Image © www.thecoca-colacompany.com
Today is St. Nicholas in Central Europe and just a minute ago I heard him pass by outside, ringing his bell going from door to door. No kidding. But be aware: The white-bearded man depicted above is not St. Nicholas. It is Santa Claus, one of his ancestors.
St. Nicholas himself seems to be a descendant of the Germanic people's god Odin who used to fill children's boots with carrots, straw or sugar long before St. Nicholas appeared on the scene. Odin visited the country on a flying horse, whereas St. Nikolaus walks by these days or rides on a toboggan. He is accompanied by Krampus, the bad cop, who is bullying those kids that do not obey ;)
The Dutch name for St. Nicholas is Sinterklaas and in order to obtain a similar pronunciation in English, you have to transform the spelling to Santa Claus.

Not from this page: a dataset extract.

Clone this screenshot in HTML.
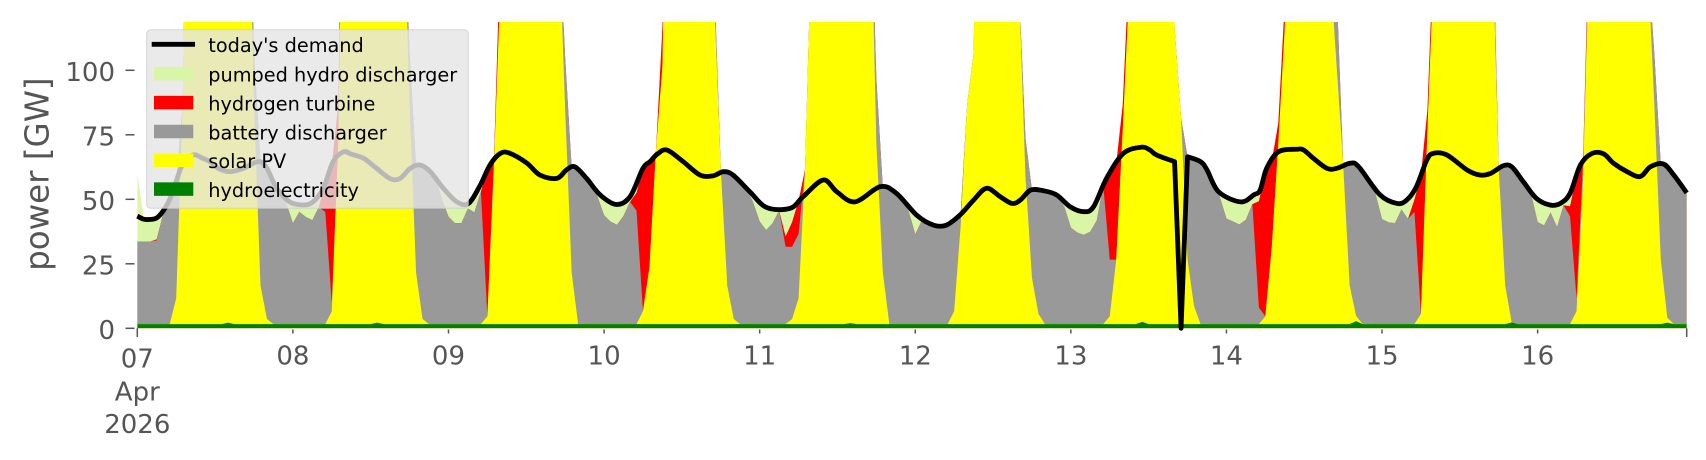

It was until the late 19th Century that Santa Claus showed up in various uniforms and colors (St. Nicholas in Germany actually wears a bishop's dress with a crozier and a mitre) until Thomas Nast from Harper's Weekly dressed him all in fur (mainly in red already). Red of course was a perfect corporate identity fit for a 1931 Coca-Cola ad campaign, repeated year after year into the 60s.
On December 6, German, Austrian, and Swiss kids wait for little presents in their shoes or St. Nicholas and Krampus to show up in person. St. Nicholas then holds a little speech concerning last year's goals and achievements, end-year review so to speak. Depending on the success, a little present might show up or ...
... for those whose past year wasn't up to their parent's expectations, Krampus comes into play and menaces to carry away the culprits in his sack. These days that is fortunately an empty threat in almost all cases, whereas during Odin's time Germanic kids were actually eaten instantly or kept in the sack for being eaten later. At least that is what the early folk tales tell ...
In order to receive the complete spectrum of presents, European kids have to wait until Christmas eve as well. It is the Christ as a child himself depositing the gifts below the tree. St. Nicholas or Santa Claus are not involved then - except in American movies on TV during the public holidays or the weeks before.